We do take many "everyday"
We do take many "everyday" pictures with our own camera, but I'm talking professional family portraits...should we only take them once a year when he's here or is it okay to have a session without SS with just the family that lives here on a daily basis? For example, he's usually only here in the summer but this xmas I wanted to take a xmas family picture & send it with xmas cards to our families & friends, but I didn't know if leaving him out of it would be seen as mean? If its better to just not take them at all or is it okay?

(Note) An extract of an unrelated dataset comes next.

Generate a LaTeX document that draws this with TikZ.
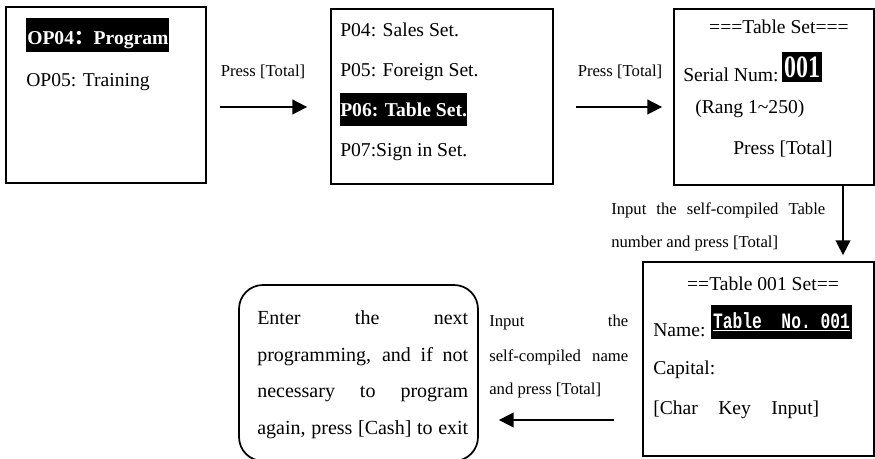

I think its ok to do family
I think its ok to do family portraits w/o him. He is only with you guys for a specific season of the year. Its not intentional. If he lived in the next town over, or the next state over, I am sure you would include him. But he doesnt. I am sure that he is in family photos w/his primary family. Why should you guys not be allowed to do your family portraits? Its not like he stays out of family portraits when they are taken where he lives w/the BM.
If anyone should say something to you, ask them WHEN they would like you to get SS into the picture? Ask if he should be photoshopped in. Also, its not like YOU are sending this picture to him to remind him that he is not there w/your family.

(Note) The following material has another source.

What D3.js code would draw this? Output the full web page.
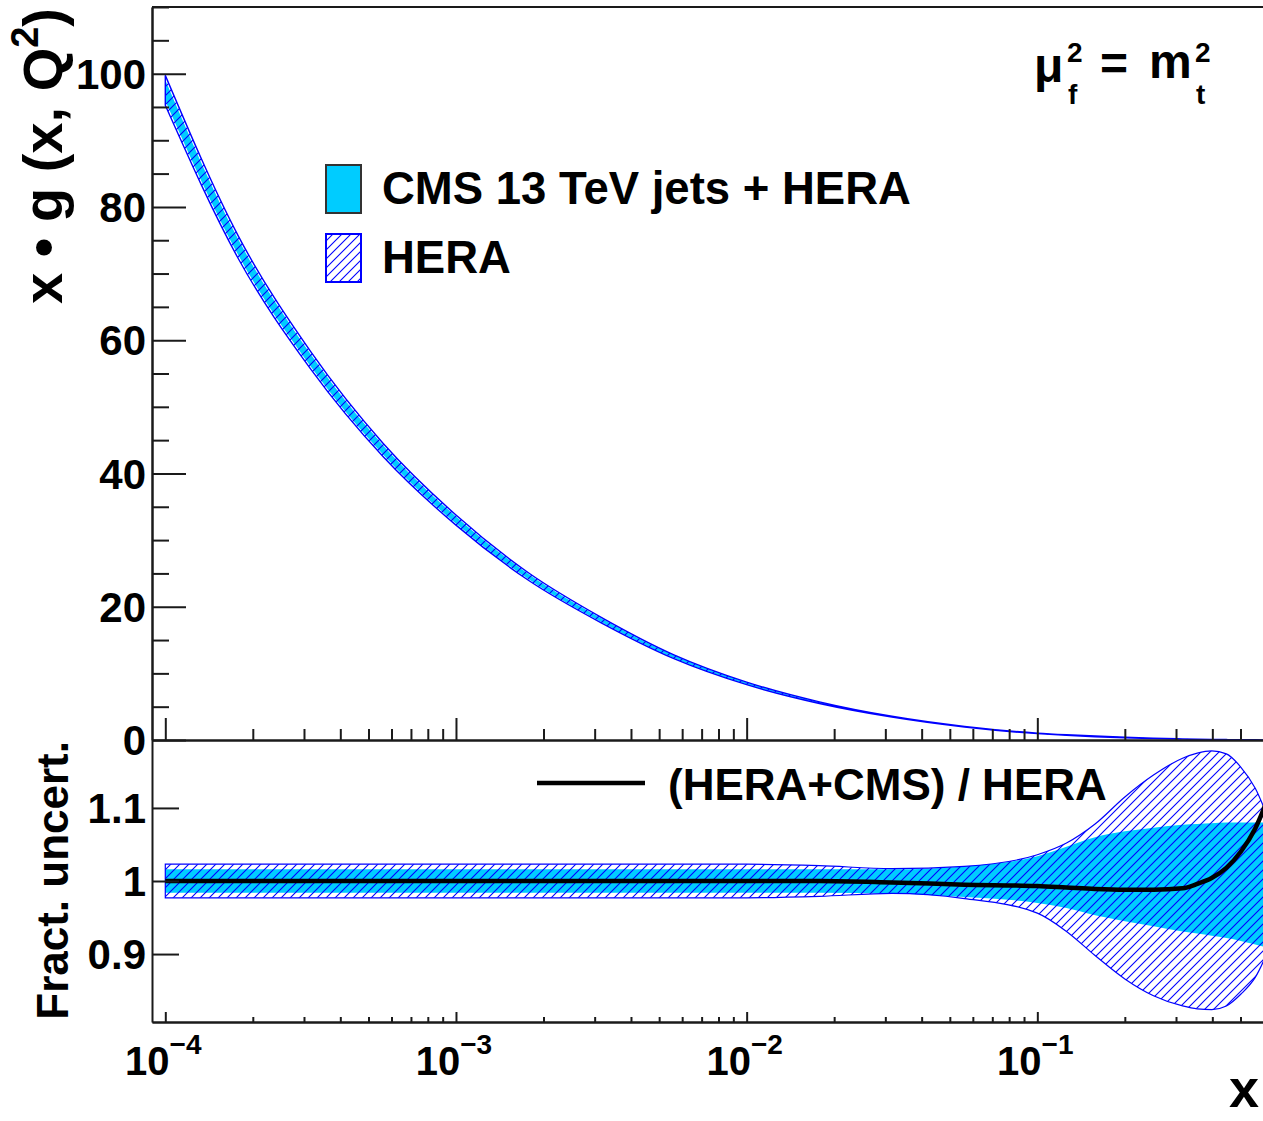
<!DOCTYPE html>
<html><head><meta charset="utf-8">
<script src="https://cdn.jsdelivr.net/npm/d3@7"></script>
<style>
html,body{margin:0;padding:0;background:#fff;overflow:hidden;}
svg{display:block;}
text{font-family:"Liberation Sans",Arial,Helvetica,sans-serif;font-weight:bold;fill:#000;}
</style></head>
<body>
<svg id="c" width="1263" height="1121"></svg>
<script>
// ---- data ----
const xVals = [1e-4, 1.78e-4, 3.16e-4, 5.62e-4, 1e-3, 1.78e-3, 3.16e-3, 5.62e-3, 1e-2, 1.78e-2, 3.16e-2, 5.62e-2, 0.1, 0.126, 0.158, 0.2, 0.251, 0.316, 0.355, 0.398, 0.447, 0.501, 0.562, 0.631];
const xgCentral = [97.5, 74, 57, 43.5, 33, 24.5, 18, 12.5, 8.5, 5.6, 3.5, 2.0, 1.0, 0.75, 0.55, 0.38, 0.25, 0.15, 0.11, 0.08, 0.055, 0.037, 0.024, 0.015];
const heraUp = [1.023,1.023,1.023,1.023,1.023,1.023,1.023,1.023,1.023,1.021,1.017,1.02,1.036,1.052,1.078,1.115,1.145,1.168,1.175,1.178,1.174,1.156,1.127,1.08];
const heraDown = [0.977,0.977,0.977,0.977,0.977,0.977,0.977,0.977,0.977,0.979,0.983,0.976,0.956,0.931,0.898,0.866,0.843,0.829,0.825,0.824,0.829,0.845,0.868,0.91];
const cmsUp = [1.016,1.016,1.016,1.016,1.016,1.016,1.016,1.016,1.016,1.016,1.016,1.02,1.034,1.047,1.06,1.068,1.073,1.077,1.078,1.079,1.08,1.08,1.08,1.08];
const cmsDown = [0.984,0.984,0.984,0.984,0.984,0.984,0.984,0.984,0.984,0.984,0.983,0.978,0.97,0.963,0.953,0.945,0.938,0.931,0.928,0.925,0.922,0.918,0.913,0.908];
const ratioCentral = [1,1,1,1,1,1,1,1,1,1,0.998,0.995,0.993,0.991,0.989,0.988,0.988,0.99,0.996,1.004,1.018,1.04,1.072,1.12];

const xMajor = [1e-4, 1e-3, 1e-2, 1e-1, 1];
const xLabelVals = [1e-4, 1e-3, 1e-2, 1e-1];
const xLabelExp = ["\u22124", "\u22123", "\u22122", "\u22121"];
const yTopMajor = [0, 20, 40, 60, 80, 100];
const yTopLabels = ["0", "20", "40", "60", "80", "100"];
const yRatMajor = [0.9, 1.0, 1.1];
const yRatLabels = ["0.9", "1", "1.1"];
const legendTop = ["CMS 13 TeV jets + HERA", "HERA"];
const legendRatio = "(HERA+CMS) / HERA";

// ---- layout ----
const L = 152, R = 1328, T = 7, MID = 740, B = 1022;
const CYAN = "#00ccff", BLUE = "#0000ff", AX = "#1a1a1a";

const svg = d3.select("#c");
const x = d3.scaleLog().domain([9e-5, 1]).range([L, R]);
const yT = d3.scaleLinear().domain([0, 110]).range([MID, T]);
const yR = d3.scaleLinear().domain([0.807, 1.193]).range([B, MID]);

const defs = svg.append("defs");
const hs = 9;
const pat = defs.append("pattern").attr("id", "hatch").attr("patternUnits", "userSpaceOnUse")
  .attr("width", hs).attr("height", hs);
pat.append("path").attr("d", `M-1,1 l2,-2 M0,${hs} l${hs},${-hs} M${hs-1},${hs+1} l2,-2`)
  .attr("stroke", BLUE).attr("stroke-width", 1.1);
defs.append("clipPath").attr("id", "clipT").append("rect").attr("x", L).attr("y", T).attr("width", R - L).attr("height", MID - T);
defs.append("clipPath").attr("id", "clipR").append("rect").attr("x", L).attr("y", MID).attr("width", R - L).attr("height", B - MID);

const idx = d3.range(xVals.length);

// ---- top panel ----
const gT = svg.append("g").attr("clip-path", "url(#clipT)");
const areaT = (lo, hi) => d3.area().curve(d3.curveMonotoneX)
  .x(i => x(xVals[i])).y0(i => yT(xgCentral[i] * lo[i])).y1(i => yT(xgCentral[i] * hi[i]));
gT.append("path").datum(idx).attr("d", areaT(cmsDown, cmsUp)).attr("fill", CYAN);
gT.append("path").datum(idx).attr("d", areaT(heraDown, heraUp)).attr("fill", "url(#hatch)")
  .attr("stroke", BLUE).attr("stroke-width", 1.4);

// ---- ratio panel ----
const gR = svg.append("g").attr("clip-path", "url(#clipR)");
const areaR = (lo, hi) => d3.area().curve(d3.curveMonotoneX)
  .x(i => x(xVals[i])).y0(i => yR(lo[i])).y1(i => yR(hi[i]));
gR.append("path").datum(idx).attr("d", areaR(cmsDown, cmsUp)).attr("fill", CYAN);
gR.append("path").datum(idx).attr("d", areaR(heraDown, heraUp)).attr("fill", "url(#hatch)")
  .attr("stroke", BLUE).attr("stroke-width", 1.2);
gR.append("path").datum(idx).attr("d", d3.line().curve(d3.curveMonotoneX)
  .x(i => x(xVals[i])).y(i => yR(ratioCentral[i])))
  .attr("fill", "none").attr("stroke", "#000").attr("stroke-width", 4.5);

// ---- axes ----
function styleAxis(g) {
  g.selectAll("path.domain").attr("stroke", AX).attr("stroke-width", 2);
  g.selectAll(".tick line").attr("stroke", AX).attr("stroke-width", 2);
  g.selectAll(".tick text").remove();
}
const decades = [-4, -3, -2, -1];
const xMinor = [];
decades.forEach(d => { for (let m = 2; m <= 9; m++) xMinor.push(m * Math.pow(10, d)); });

svg.append("g").attr("transform", `translate(0,${MID})`)
  .call(d3.axisBottom(x).tickValues(xMajor).tickSize(-22).tickSizeOuter(0)).call(styleAxis);
svg.append("g").attr("transform", `translate(0,${MID})`)
  .call(d3.axisBottom(x).tickValues(xMinor).tickSize(-11).tickSizeOuter(0)).call(styleAxis);
svg.append("g").attr("transform", `translate(0,${B})`)
  .call(d3.axisBottom(x).tickValues(xMajor).tickSize(-10).tickSizeOuter(0)).call(styleAxis);
svg.append("g").attr("transform", `translate(0,${B})`)
  .call(d3.axisBottom(x).tickValues(xMinor).tickSize(-5).tickSizeOuter(0)).call(styleAxis);
svg.append("line").attr("x1", L).attr("x2", R).attr("y1", T).attr("y2", T).attr("stroke", AX).attr("stroke-width", 2);

const yTopMinor = d3.range(0, 111, 5).filter(v => v % 20 !== 0);
svg.append("g").attr("transform", `translate(${L},0)`)
  .call(d3.axisLeft(yT).tickValues(yTopMajor).tickSize(-34).tickSizeOuter(0)).call(styleAxis);
svg.append("g").attr("transform", `translate(${L},0)`)
  .call(d3.axisLeft(yT).tickValues(yTopMinor).tickSize(-17).tickSizeOuter(0)).call(styleAxis);
yTopMajor.forEach((v, i) => {
  svg.append("text").attr("x", 146).attr("y", yT(v)).attr("dy", "0.36em")
    .attr("text-anchor", "end").attr("font-size", 42).text(yTopLabels[i]);
});
svg.append("g").attr("transform", `translate(${L},0)`)
  .call(d3.axisLeft(yR).tickValues(yRatMajor).tickSize(-27).tickSizeOuter(0)).call(styleAxis);
yRatMajor.forEach((v, i) => {
  svg.append("text").attr("x", 146).attr("y", yR(v)).attr("dy", "0.36em")
    .attr("text-anchor", "end").attr("font-size", 42).text(yRatLabels[i]);
});

xLabelVals.forEach((v, i) => {
  const t = svg.append("text").attr("x", x(v) - 2).attr("y", 1075).attr("text-anchor", "middle").attr("font-size", 40);
  t.append("tspan").text("10");
  t.append("tspan").attr("font-size", 28).attr("dy", -21).text(xLabelExp[i]);
});

// axis titles
const yt = svg.append("text").attr("transform", `translate(62,8) rotate(-90)`)
  .attr("text-anchor", "end").attr("font-size", 56);
yt.append("tspan").text("x \u2022 g (x, Q");
yt.append("tspan").attr("font-size", 38).attr("dy", -24).text("2");
yt.append("tspan").attr("dy", 24).text(")");

svg.append("text").attr("transform", `translate(68,741) rotate(-90)`)
  .attr("text-anchor", "end").attr("font-size", 44).text("Fract. uncert.");

svg.append("text").attr("x", 1229).attr("y", 1107).attr("font-size", 54).text("x");

// scale label mu_f^2 = m_t^2
svg.append("text").attr("x", 1034).attr("y", 82).attr("font-size", 48)
  .attr("font-weight", "normal").attr("font-family", "DejaVu Sans, sans-serif").text("\u03bc");
svg.append("text").attr("x", 1067).attr("y", 62).attr("font-size", 28).text("2");
svg.append("text").attr("x", 1068).attr("y", 104).attr("font-size", 28).text("f");
svg.append("text").attr("x", 1100).attr("y", 80).attr("font-size", 48).text("=");
svg.append("text").attr("x", 1149).attr("y", 78).attr("font-size", 48).text("m");
svg.append("text").attr("x", 1195).attr("y", 62).attr("font-size", 28).text("2");
svg.append("text").attr("x", 1196).attr("y", 104).attr("font-size", 28).text("t");

// legend top
svg.append("rect").attr("x", 326).attr("y", 165).attr("width", 35).attr("height", 48)
  .attr("fill", CYAN).attr("stroke", "#333").attr("stroke-width", 2);
svg.append("rect").attr("x", 326).attr("y", 234).attr("width", 35).attr("height", 48)
  .attr("fill", "url(#hatch)").attr("stroke", BLUE).attr("stroke-width", 2);
svg.append("text").attr("x", 382).attr("y", 204).attr("font-size", 45.5).text(legendTop[0]);
svg.append("text").attr("x", 382).attr("y", 273).attr("font-size", 45.5).text(legendTop[1]);

// legend ratio
svg.append("line").attr("x1", 537).attr("x2", 645).attr("y1", 783).attr("y2", 783)
  .attr("stroke", "#000").attr("stroke-width", 4.5);
svg.append("text").attr("x", 668).attr("y", 800).attr("font-size", 44).text(legendRatio);
</script>
</body></html>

Sorry, but I do not see how you can deny yourself this when the circumstances are out of your control.
I say, get the pictures taken and enjoy!
Thanks for everyone's
Thanks for everyone's feedback, I feel better about this now!
Go ahead
and take pictures! I'm not a picture person (hate how I look) but DH insists on taking pictures all the time. We have taken pictures just of us, and with SD. We usually get a pose or two just of each of us, or just DH and SD, so SD can have pics of her dad and BM doesn't get all wiggy at my picture being in her house.
It's not like you're not taking/displaying ANY pictures of your skids. I don't see a darn thing wrong with getting family pictures taken, at any time.
IMO
Take all you want. We are expecting our first child next week and I promise there are going to be tons of pics of just the baby, DH and I. He lives here in our home full time. When the skids are here they are holed up in there rooms for the brief time they are here anyway. At Christmas we are having some family pics taken and I am going to make sure we have some of just DH, myself and baby. We will have some with skids too. I know they are part of the family too but I promise that BM, her DH and skids would not ask to have the baby in their family pics so what is the difference in skids not always being in ours. The opportunity for pics presents itself at many times and most of those times the skids are not here. I will certainly not put my pic taking on hold for them. SO, what's the big deal...
ooh good one LMB!
tu know the baby isnt gonna be included in pics at BMs house, so what is the difference?
"Given the right reasons and the right two people, marriage is a wonderful way of experiencing your life."
~the late great George Carlin
Great advice everyone, we've
Great advice everyone, we've decided to go ahead with the portraits. We just bought a 5 session package to be taken over a 1 year time frame, every couple months, to see how our new baby changes. SS will only be here for one of the sessions, but at least we'll have him in one picture. Good enough for me!